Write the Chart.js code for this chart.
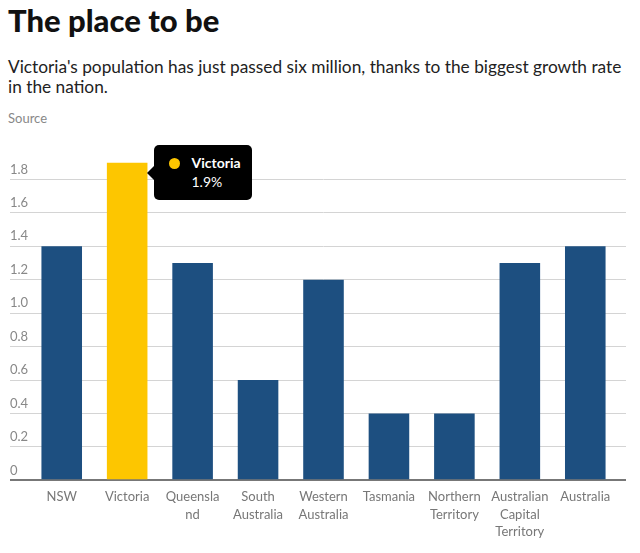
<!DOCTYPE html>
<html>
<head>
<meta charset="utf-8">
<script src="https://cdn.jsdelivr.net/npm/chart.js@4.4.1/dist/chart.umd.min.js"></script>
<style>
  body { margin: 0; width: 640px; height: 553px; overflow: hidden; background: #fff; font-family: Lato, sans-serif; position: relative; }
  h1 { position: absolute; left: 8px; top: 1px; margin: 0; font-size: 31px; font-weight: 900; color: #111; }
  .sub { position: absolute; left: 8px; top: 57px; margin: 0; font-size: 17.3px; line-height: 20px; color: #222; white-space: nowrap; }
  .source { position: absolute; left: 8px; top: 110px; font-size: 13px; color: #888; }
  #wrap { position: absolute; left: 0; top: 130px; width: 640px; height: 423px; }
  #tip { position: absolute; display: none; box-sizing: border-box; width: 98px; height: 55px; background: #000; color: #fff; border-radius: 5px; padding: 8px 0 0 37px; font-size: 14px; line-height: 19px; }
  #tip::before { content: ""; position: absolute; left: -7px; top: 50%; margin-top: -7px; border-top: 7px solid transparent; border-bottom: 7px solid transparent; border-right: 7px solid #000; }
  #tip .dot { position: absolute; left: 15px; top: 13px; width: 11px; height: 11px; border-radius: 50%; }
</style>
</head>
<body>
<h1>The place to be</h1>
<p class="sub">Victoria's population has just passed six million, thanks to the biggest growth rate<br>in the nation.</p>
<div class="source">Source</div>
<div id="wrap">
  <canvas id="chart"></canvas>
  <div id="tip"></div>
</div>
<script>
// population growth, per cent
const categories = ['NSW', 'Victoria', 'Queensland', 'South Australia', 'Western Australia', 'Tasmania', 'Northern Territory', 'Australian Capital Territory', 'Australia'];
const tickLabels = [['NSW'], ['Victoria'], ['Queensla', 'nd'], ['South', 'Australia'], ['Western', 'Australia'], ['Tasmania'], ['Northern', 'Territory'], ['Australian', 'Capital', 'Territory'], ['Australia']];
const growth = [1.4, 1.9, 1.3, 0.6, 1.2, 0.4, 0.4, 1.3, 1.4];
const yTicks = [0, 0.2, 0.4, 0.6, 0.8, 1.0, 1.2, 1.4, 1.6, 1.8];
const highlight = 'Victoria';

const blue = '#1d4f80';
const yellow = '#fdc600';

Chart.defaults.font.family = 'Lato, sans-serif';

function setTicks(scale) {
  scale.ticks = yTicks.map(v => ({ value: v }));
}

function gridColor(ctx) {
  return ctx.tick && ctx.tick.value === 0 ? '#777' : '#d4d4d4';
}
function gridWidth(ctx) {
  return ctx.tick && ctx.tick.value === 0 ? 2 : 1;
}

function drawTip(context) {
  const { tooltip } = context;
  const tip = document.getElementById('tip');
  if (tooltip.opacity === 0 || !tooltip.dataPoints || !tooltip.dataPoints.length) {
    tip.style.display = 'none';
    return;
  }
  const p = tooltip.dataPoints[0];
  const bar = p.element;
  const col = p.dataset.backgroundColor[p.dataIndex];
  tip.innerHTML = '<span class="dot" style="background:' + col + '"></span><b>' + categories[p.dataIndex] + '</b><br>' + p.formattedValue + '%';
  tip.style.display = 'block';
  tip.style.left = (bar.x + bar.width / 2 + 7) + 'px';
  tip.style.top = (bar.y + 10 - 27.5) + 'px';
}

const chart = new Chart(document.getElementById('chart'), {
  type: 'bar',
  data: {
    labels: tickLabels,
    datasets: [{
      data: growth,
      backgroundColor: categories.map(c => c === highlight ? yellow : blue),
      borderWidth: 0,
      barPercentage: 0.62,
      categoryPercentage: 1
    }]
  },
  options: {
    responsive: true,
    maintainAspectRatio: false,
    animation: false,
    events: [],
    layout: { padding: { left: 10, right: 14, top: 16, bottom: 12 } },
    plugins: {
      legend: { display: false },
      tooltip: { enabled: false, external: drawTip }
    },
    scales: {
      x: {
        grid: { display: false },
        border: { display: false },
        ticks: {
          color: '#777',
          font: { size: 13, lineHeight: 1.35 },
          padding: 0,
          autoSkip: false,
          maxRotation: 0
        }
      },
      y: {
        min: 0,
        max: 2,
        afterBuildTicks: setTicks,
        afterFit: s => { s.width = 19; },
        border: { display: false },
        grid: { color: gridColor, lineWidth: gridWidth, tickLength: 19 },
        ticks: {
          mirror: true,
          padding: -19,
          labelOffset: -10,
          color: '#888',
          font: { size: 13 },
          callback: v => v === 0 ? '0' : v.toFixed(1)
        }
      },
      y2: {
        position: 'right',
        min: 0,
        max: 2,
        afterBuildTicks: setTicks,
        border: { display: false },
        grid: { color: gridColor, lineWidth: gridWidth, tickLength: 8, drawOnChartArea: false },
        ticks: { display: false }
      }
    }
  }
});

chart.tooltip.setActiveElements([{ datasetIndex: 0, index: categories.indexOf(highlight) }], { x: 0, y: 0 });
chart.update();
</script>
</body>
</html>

---*---

** Exercise **
Every line above should be returned word for word, with the pictures left behind.

** Problem solution **
Write the Chart.js code for this chart.
<!DOCTYPE html>
<html>
<head>
<meta charset="utf-8">
<script src="https://cdn.jsdelivr.net/npm/chart.js@4.4.1/dist/chart.umd.min.js"></script>
<style>
  body { margin: 0; width: 640px; height: 553px; overflow: hidden; background: #fff; font-family: Lato, sans-serif; position: relative; }
  h1 { position: absolute; left: 8px; top: 1px; margin: 0; font-size: 31px; font-weight: 900; color: #111; }
  .sub { position: absolute; left: 8px; top: 57px; margin: 0; font-size: 17.3px; line-height: 20px; color: #222; white-space: nowrap; }
  .source { position: absolute; left: 8px; top: 110px; font-size: 13px; color: #888; }
  #wrap { position: absolute; left: 0; top: 130px; width: 640px; height: 423px; }
  #tip { position: absolute; display: none; box-sizing: border-box; width: 98px; height: 55px; background: #000; color: #fff; border-radius: 5px; padding: 8px 0 0 37px; font-size: 14px; line-height: 19px; }
  #tip::before { content: ""; position: absolute; left: -7px; top: 50%; margin-top: -7px; border-top: 7px solid transparent; border-bottom: 7px solid transparent; border-right: 7px solid #000; }
  #tip .dot { position: absolute; left: 15px; top: 13px; width: 11px; height: 11px; border-radius: 50%; }
</style>
</head>
<body>
<h1>The place to be</h1>
<p class="sub">Victoria's population has just passed six million, thanks to the biggest growth rate<br>in the nation.</p>
<div class="source">Source</div>
<div id="wrap">
  <canvas id="chart"></canvas>
  <div id="tip"></div>
</div>
<script>
// population growth, per cent
const categories = ['NSW', 'Victoria', 'Queensland', 'South Australia', 'Western Australia', 'Tasmania', 'Northern Territory', 'Australian Capital Territory', 'Australia'];
const tickLabels = [['NSW'], ['Victoria'], ['Queensla', 'nd'], ['South', 'Australia'], ['Western', 'Australia'], ['Tasmania'], ['Northern', 'Territory'], ['Australian', 'Capital', 'Territory'], ['Australia']];
const growth = [1.4, 1.9, 1.3, 0.6, 1.2, 0.4, 0.4, 1.3, 1.4];
const yTicks = [0, 0.2, 0.4, 0.6, 0.8, 1.0, 1.2, 1.4, 1.6, 1.8];
const highlight = 'Victoria';

const blue = '#1d4f80';
const yellow = '#fdc600';

Chart.defaults.font.family = 'Lato, sans-serif';

function setTicks(scale) {
  scale.ticks = yTicks.map(v => ({ value: v }));
}

function gridColor(ctx) {
  return ctx.tick && ctx.tick.value === 0 ? '#777' : '#d4d4d4';
}
function gridWidth(ctx) {
  return ctx.tick && ctx.tick.value === 0 ? 2 : 1;
}

function drawTip(context) {
  const { tooltip } = context;
  const tip = document.getElementById('tip');
  if (tooltip.opacity === 0 || !tooltip.dataPoints || !tooltip.dataPoints.length) {
    tip.style.display = 'none';
    return;
  }
  const p = tooltip.dataPoints[0];
  const bar = p.element;
  const col = p.dataset.backgroundColor[p.dataIndex];
  tip.innerHTML = '<span class="dot" style="background:' + col + '"></span><b>' + categories[p.dataIndex] + '</b><br>' + p.formattedValue + '%';
  tip.style.display = 'block';
  tip.style.left = (bar.x + bar.width / 2 + 7) + 'px';
  tip.style.top = (bar.y + 10 - 27.5) + 'px';
}

const chart = new Chart(document.getElementById('chart'), {
  type: 'bar',
  data: {
    labels: tickLabels,
    datasets: [{
      data: growth,
      backgroundColor: categories.map(c => c === highlight ? yellow : blue),
      borderWidth: 0,
      barPercentage: 0.62,
      categoryPercentage: 1
    }]
  },
  options: {
    responsive: true,
    maintainAspectRatio: false,
    animation: false,
    events: [],
    layout: { padding: { left: 10, right: 14, top: 16, bottom: 12 } },
    plugins: {
      legend: { display: false },
      tooltip: { enabled: false, external: drawTip }
    },
    scales: {
      x: {
        grid: { display: false },
        border: { display: false },
        ticks: {
          color: '#777',
          font: { size: 13, lineHeight: 1.35 },
          padding: 0,
          autoSkip: false,
          maxRotation: 0
        }
      },
      y: {
        min: 0,
        max: 2,
        afterBuildTicks: setTicks,
        afterFit: s => { s.width = 19; },
        border: { display: false },
        grid: { color: gridColor, lineWidth: gridWidth, tickLength: 19 },
        ticks: {
          mirror: true,
          padding: -19,
          labelOffset: -10,
          color: '#888',
          font: { size: 13 },
          callback: v => v === 0 ? '0' : v.toFixed(1)
        }
      },
      y2: {
        position: 'right',
        min: 0,
        max: 2,
        afterBuildTicks: setTicks,
        border: { display: false },
        grid: { color: gridColor, lineWidth: gridWidth, tickLength: 8, drawOnChartArea: false },
        ticks: { display: false }
      }
    }
  }
});

chart.tooltip.setActiveElements([{ datasetIndex: 0, index: categories.indexOf(highlight) }], { x: 0, y: 0 });
chart.update();
</script>
</body>
</html>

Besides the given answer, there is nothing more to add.